In doing so, the United States presents Ukraine as an innocent victim of Russian aggression, implying that its innocent victimhood entitles Ukraine to a greater measure of international support. The inverse proposition is less clear. The United States does not necessarily deny support to a party to a dispute on the ground that it is violating international law. In the Israel-Hamas war, for example, the United States has continued to supply Israel with weaponry despite credible evidence of serious Israeli violations of the laws of war. Are these American positions consistent with one another and with international law? Perhaps we ought, instead, to say that the United States is under a duty to help enforce international law by conditioning its assistance in times of conflict on the recipient acting in accordance with international law.
This position would not be unreasonable. It is often said that international law does not count as “real” law because of the absence of any reliable method of forcing nations to comply with it.
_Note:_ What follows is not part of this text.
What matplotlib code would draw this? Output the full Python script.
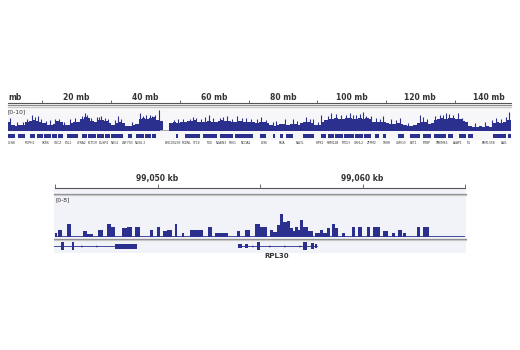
import numpy as np
import matplotlib.pyplot as plt
from matplotlib.lines import Line2D
from matplotlib.patches import Rectangle

W, H = 520, 350
BLUE = "#2b2f8e"
TXT = "#333333"

# ---- chr8 overview (1 mb bins, signal range 0-10) ----
chr_len = 146.4
overview = [
    4.2, 3.2, 2.6, 2.8, 3.0, 4.4, 5.0, 5.2, 4.8, 4.6,
    3.8, 3.0, 2.8, 3.6, 4.8, 4.4, 3.2, 2.8, 4.0, 4.2,
    4.6, 5.8, 6.8, 6.2, 4.8, 4.6, 5.2, 5.4, 5.0, 4.0,
    2.8, 3.8, 4.4, 4.0, 2.6, 2.4, 2.8, 3.6, 5.8, 6.4,
    6.0, 6.2, 6.6, 5.2, 4.8, 0.0, 0.0, 4.0, 4.2, 3.8,
    4.4, 4.6, 5.0, 4.8, 5.2, 4.4, 4.2, 4.6, 4.8, 4.2,
    4.4, 5.0, 5.4, 4.8, 5.0, 4.6, 4.2, 4.8, 4.4, 4.2,
    4.6, 4.4, 4.0, 4.6, 4.2, 3.8, 2.8, 2.6, 3.0, 3.4,
    3.6, 3.2, 3.4, 3.6, 3.2, 3.8, 4.2, 4.6, 3.8, 3.2,
    3.0, 4.4, 5.4, 5.8, 6.0, 6.2, 5.8, 6.0, 6.4, 6.2,
    5.6, 6.0, 6.2, 5.8, 6.4, 5.6, 4.4, 4.2, 4.6, 4.2,
    3.8, 3.6, 3.4, 3.8, 3.6, 2.8, 2.6, 2.4, 2.8, 4.0,
    4.6, 4.2, 3.4, 3.8, 5.4, 6.0, 6.2, 5.8, 6.4, 6.2,
    5.6, 5.8, 4.8, 4.6, 2.4, 2.2, 2.0, 2.4, 2.2, 2.6,
    2.2, 3.8, 4.2, 4.0, 4.6, 5.2, 5.4,
]
gap_start, gap_end = 44.2, 46.8

spike_mb = [0.6, 2.5, 4.3, 5.6, 6.9, 7.9, 8.8, 9.6, 11.2, 12.2,
            13.7, 14.8, 16.4, 18.0, 19.5, 20.9, 21.6, 22.4, 23.1, 24.2,
            25.8, 26.5, 27.2, 28.2, 29.0, 31.0, 32.1, 33.0, 36.2, 38.4,
            39.2, 40.3, 41.2, 41.8, 42.8, 44.0, 48.2, 49.5, 50.8, 52.9,
            53.8, 54.8, 56.2, 57.3, 58.5, 59.8, 61.6, 62.5, 63.6, 65.2,
            66.7, 68.1, 69.4, 70.6, 72.4, 73.7, 75.2, 77.0, 78.1, 80.5,
            82.9, 84.0, 86.8, 87.8, 88.8, 90.2, 91.2, 93.0, 94.1, 95.6,
            97.0, 98.3, 99.4, 100.4, 101.4, 102.5, 103.3, 104.3, 105.6, 107.2,
            108.2, 109.1, 111.5, 112.8, 114.0, 116.5, 119.8, 120.7, 122.0, 124.4,
            125.6, 126.6, 127.5, 128.4, 129.5, 130.9, 132.2, 136.0, 138.8, 141.0,
            142.1, 143.6, 144.8, 145.9]
spike_val = [6.3, 4.4, 4.2, 5.8, 7.5, 6.8, 7.1, 6.0, 4.8, 5.5,
             5.8, 5.9, 4.6, 5.6, 6.4, 5.8, 7.2, 8.7, 7.5, 6.2,
             6.8, 6.6, 7.2, 6.5, 6.0, 5.2, 7.1, 5.6, 4.2, 8.7,
             7.4, 7.9, 7.6, 7.0, 7.5, 10.0, 5.4, 5.6, 5.8, 6.0,
             6.6, 6.4, 5.8, 6.8, 7.5, 6.2, 6.3, 6.8, 7.1, 6.0,
             7.1, 6.4, 6.3, 6.0, 5.6, 6.8, 5.2, 4.4, 4.8, 5.6,
             5.9, 5.0, 6.8, 5.8, 5.6, 4.6, 7.9, 7.4, 8.7, 8.0,
             7.9, 7.6, 8.4, 7.8, 7.5, 8.2, 9.0, 7.1, 7.0, 6.3,
             5.8, 7.1, 5.9, 5.4, 6.3, 4.0, 7.9, 6.8, 5.8, 7.0,
             7.5, 7.8, 8.4, 8.0, 7.9, 8.7, 6.4, 3.8, 4.2, 5.4,
             6.3, 6.0, 6.8, 9.0]

mb_labels = [0, 20, 40, 60, 80, 100, 120, 140]
mb_ticks = [10, 30, 50, 70, 90, 110, 130]

gene_blocks = [
    (0.1, 2.0), (3.0, 4.9), (6.4, 8.0), (8.3, 10.2), (10.5, 12.6), (12.9, 14.2),
    (14.6, 16.1), (17.1, 20.4), (21.4, 23.0), (23.3, 25.6), (25.9, 27.8),
    (28.1, 29.7), (30.1, 33.5), (35.0, 36.0), (37.4, 39.5), (39.8, 41.6),
    (41.9, 43.2), (49.0, 49.5), (51.5, 55.8), (56.7, 60.7), (61.6, 65.5),
    (66.0, 71.3), (73.3, 75.2), (77.1, 77.6), (79.1, 80.0), (81.0, 82.9),
    (85.8, 89.2), (91.2, 92.6), (93.1, 95.0), (95.3, 97.6), (97.9, 100.6),
    (100.9, 103.2), (103.5, 105.7), (106.7, 108.1), (109.1, 110.1),
    (113.5, 115.4), (116.9, 119.8), (120.7, 123.2), (124.1, 127.5),
    (128.0, 129.5), (131.4, 133.3), (133.8, 135.3), (141.1, 145.0), (145.4, 146.4),
]
gene_names = ["CLN8", "MCPH1", "XKR6", "SGCZ", "FGL1", "GFRA2", "KCTD9", "DUSP4",
              "NRG1", "ZNF703", "NKX6-3", "LINC00293", "PXDNL", "ST18", "TOX",
              "NKAIN3", "RRS1", "NCOA2", "LY96", "PKIA", "RALYL", "RIPK2",
              "RBM12B", "MTDH", "GRHL2", "ZFPM2", "TRHR", "CSMD3", "EXT1",
              "MTBP", "TMEM65", "ASAP1", "TG", "FAM135B", "BAI1"]
gene_name_mb = [1.2, 6.4, 11.0, 14.5, 17.7, 21.4, 24.7, 27.9, 31.1, 34.9,
                38.6, 48.0, 51.9, 55.0, 58.4, 62.0, 65.4, 69.2, 74.7, 79.7,
                85.0, 90.7, 94.5, 98.3, 102.0, 105.8, 110.0, 114.5, 118.0,
                122.0, 126.0, 131.0, 134.0, 140.0, 144.5]

# ---- RPL30 locus (kb, signal range 0-8) ----
kb_lo, kb_hi = 99045, 99065
kb_ticks = [99045, 99050, 99055, 99060, 99065]
kb_labels = {99050: "99,050 kb", 99060: "99,060 kb"}

peak_start = [0.00, 0.15, 0.59, 1.37, 1.56, 2.10, 2.54, 2.73, 3.27, 3.51,
              3.90, 4.63, 4.98, 5.27, 5.46, 5.85, 6.20, 6.59, 7.46, 7.80,
              8.88, 9.27, 9.76, 10.00, 10.49, 10.63, 10.83, 10.98, 11.12, 11.32,
              11.46, 11.61, 11.71, 11.85, 11.95, 12.10, 12.34, 12.68, 12.93, 13.07,
              13.27, 13.51, 13.66, 14.00, 14.49, 14.78, 15.22, 15.51, 16.00, 16.44,
              16.73, 16.98, 17.66, 17.95]
peak_end = [0.10, 0.34, 0.78, 1.56, 1.85, 2.34, 2.73, 2.93, 3.51, 3.76,
            4.15, 4.78, 5.12, 5.46, 5.71, 5.95, 6.29, 7.22, 7.66, 8.44,
            9.02, 9.51, 10.00, 10.34, 10.63, 10.83, 10.98, 11.12, 11.32, 11.46,
            11.61, 11.71, 11.85, 11.95, 12.10, 12.34, 12.59, 12.93, 13.07, 13.27,
            13.41, 13.66, 13.80, 14.15, 14.63, 14.98, 15.37, 15.85, 16.24, 16.59,
            16.93, 17.12, 17.80, 18.24]
peak_val = [0.6, 1.3, 2.4, 1.1, 0.5, 1.3, 2.4, 1.9, 1.7, 1.9,
            1.9, 1.3, 1.9, 1.0, 1.3, 2.4, 0.6, 1.3, 1.9, 0.6,
            1.0, 1.3, 2.4, 1.9, 1.3, 0.8, 2.3, 4.4, 2.9, 3.1,
            1.6, 1.0, 1.9, 1.2, 3.3, 1.9, 1.0, 0.6, 1.3, 0.6,
            1.6, 2.4, 1.7, 0.6, 1.9, 1.9, 1.9, 1.9, 1.0, 0.6,
            1.3, 0.6, 1.9, 1.9]

# transcripts: intron span, exons (start, end, half-height), strand arrows
tx_spans = [(-0.05, 2.93), (8.93, 12.78)]
tx_exons = [(0.28, 0.44, 4), (0.81, 0.94, 4), (2.93, 3.99, 2.5),
            (8.93, 9.12, 2), (9.27, 9.41, 2), (9.85, 10.02, 4),
            (12.10, 12.29, 4), (12.49, 12.63, 3), (12.68, 12.78, 2)]
tx_arrows = [1.30, 2.07, 9.66, 10.49, 11.22, 11.95]


fig = plt.figure(figsize=(W / 100, H / 100), dpi=100)


def panel(x0, y0, x1, y1):
    ax = fig.add_axes([x0 / W, 1 - y1 / H, (x1 - x0) / W, (y1 - y0) / H])
    ax.set_axis_off()
    return ax


def hline(x0, x1, y, color, lw=0.75):
    fig.add_artist(Line2D([x0 / W, x1 / W], [1 - y / H, 1 - y / H],
                          transform=fig.transFigure, color=color, lw=lw))


def shade(x0, y0, x1, y1, color):
    fig.add_artist(Rectangle((x0 / W, 1 - y1 / H), (x1 - x0) / W, (y1 - y0) / H,
                             transform=fig.transFigure, color=color, lw=0, zorder=0))


# ================= top: whole chromosome =================
shade(8, 107, 511, 140, "#f7f7fa")

ax = panel(8, 88, 511, 104)
ax.set_xlim(0, chr_len)
ax.set_ylim(0, 16)
ax.plot([0, chr_len], [0.6, 0.6], color="#555555", lw=0.8, clip_on=False)
ax.vlines(mb_ticks, 0.6, 3.6, color="#555555", lw=0.6)
for m in mb_labels:
    lab = "mb" if m == 0 else f"{m} mb"
    ax.text(m, 7, lab, ha="left" if m == 0 else "center", va="center",
            fontsize=5.5, fontweight="bold", color=TXT)

hline(8, 511, 105.3, "#8a8a8a", 0.9)
hline(8, 511, 106.8, "#c8c8c8", 0.9)

fig.text(8 / W, 1 - 112 / H, "[0-10]", fontsize=4.3, color=TXT, va="center", ha="left")

ax = panel(8, 110, 511, 131.5)
ax.set_xlim(0, chr_len)
ax.set_ylim(0, 10)
edges = np.arange(len(overview) + 1, dtype=float)
edges[-1] = chr_len
ax.stairs(overview, edges, fill=True, color=BLUE, lw=0)
ax.vlines(spike_mb, 0, spike_val, color=BLUE, lw=0.8)
ax.add_patch(Rectangle((gap_start, 0), gap_end - gap_start, 0.7,
                       color="#a8a8b0", lw=0))

ax = panel(8, 133.5, 511, 139)
ax.set_xlim(0, chr_len)
ax.set_ylim(0, 1)
ax.broken_barh([(s, e - s) for s, e in gene_blocks], (0.1, 0.8), color=BLUE, lw=0)

ax = panel(8, 139, 511, 146)
ax.set_xlim(0, chr_len)
ax.set_ylim(0, 1)
for name, m in zip(gene_names, gene_name_mb):
    ax.text(m, 0.5, name, fontsize=2.2, color=TXT, ha="center", va="center")

# ================= bottom: RPL30 locus =================
shade(54, 189, 466, 253, "#f2f3f8")

ax = panel(55, 170, 465, 189)
ax.set_xlim(kb_lo, kb_hi)
ax.set_ylim(0, 19)
ax.plot([kb_lo, kb_hi], [1, 1], color="#555555", lw=0.8, clip_on=False)
ax.vlines(kb_ticks, 1, 5, color="#555555", lw=0.6, clip_on=False)
for k, lab in kb_labels.items():
    ax.text(k, 11, lab, ha="center", va="center", fontsize=5.5,
            fontweight="bold", color=TXT)

hline(54, 466, 193.8, "#8a8a8a", 0.9)
hline(54, 466, 195.4, "#c8c8c8", 0.9)

fig.text(55 / W, 1 - 200 / H, "[0-8]", fontsize=4.3, color=TXT, va="center", ha="left")

ax = panel(55, 196, 465, 236.5)
ax.set_xlim(0, kb_hi - kb_lo)
ax.set_ylim(0, 8)
ax.bar(peak_start, peak_val, width=np.subtract(peak_end, peak_start),
       align="edge", color=BLUE, lw=0)
ax.plot([0, kb_hi - kb_lo], [0.05, 0.05], color=BLUE, lw=0.6)

hline(54, 466, 238.6, "#8a8a8a", 0.9)
hline(54, 466, 240.2, "#c8c8c8", 0.9)

ax = panel(55, 241, 465, 251)
ax.set_xlim(0, kb_hi - kb_lo)
ax.set_ylim(-5, 5)
for s, e in tx_spans:
    ax.plot([s, e], [0, 0], color=BLUE, lw=0.6, clip_on=False)
for s, e, h in tx_exons:
    ax.add_patch(Rectangle((s, -h), e - s, 2 * h, color=BLUE, lw=0))
ax.plot(tx_arrows, [0] * len(tx_arrows), ls="none", marker=">", ms=1.6,
        color=BLUE, mew=0)

fig.text((55 + 10.83 * 20.5) / W, 1 - 256.5 / H, "RPL30", fontsize=5,
         fontweight="bold", color=TXT, ha="center", va="center")

fig.savefig("out.png", dpi=100)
A typical response is that enforcement is provided by other members of the international community, who retaliate against the violator in ways that deter future violations. One might think, therefore, that international law would encourage international support for the victim of violations of international law and discourage support for the violator. The violator would in effect have forfeited its expectation of assistance.
In fact, however, international law does not impose a duty on third states to support the innocent victim rather than the violator. Support is a function not of the dispute’s legal merits, but of the third state’s national interest. Under international law, it is taken for granted that third states ordinarily support their allies, despite the strength or weakness of their allies’ legal arguments; the result is that the perpetrator’s violations go unpunished while the innocent victim suffers. This Article exploresthe puzzling absence of a third-state duty to support international law and the consequent appearance of international indifference to both the need for deterrence of future violations and the plight of the innocent victim.
Creation of a third-state duty to support international law would present serious practical difficulties. But there are more interesting reasons for not recognizing third-state duties. These have to do with the long-term consequences of decentralized management of international law enforcement. Dependence on third-state enforcement is an artifact of the relatively undeveloped state of international law, and international well-being would not necessarily be served by entrenching that arrangement permanently.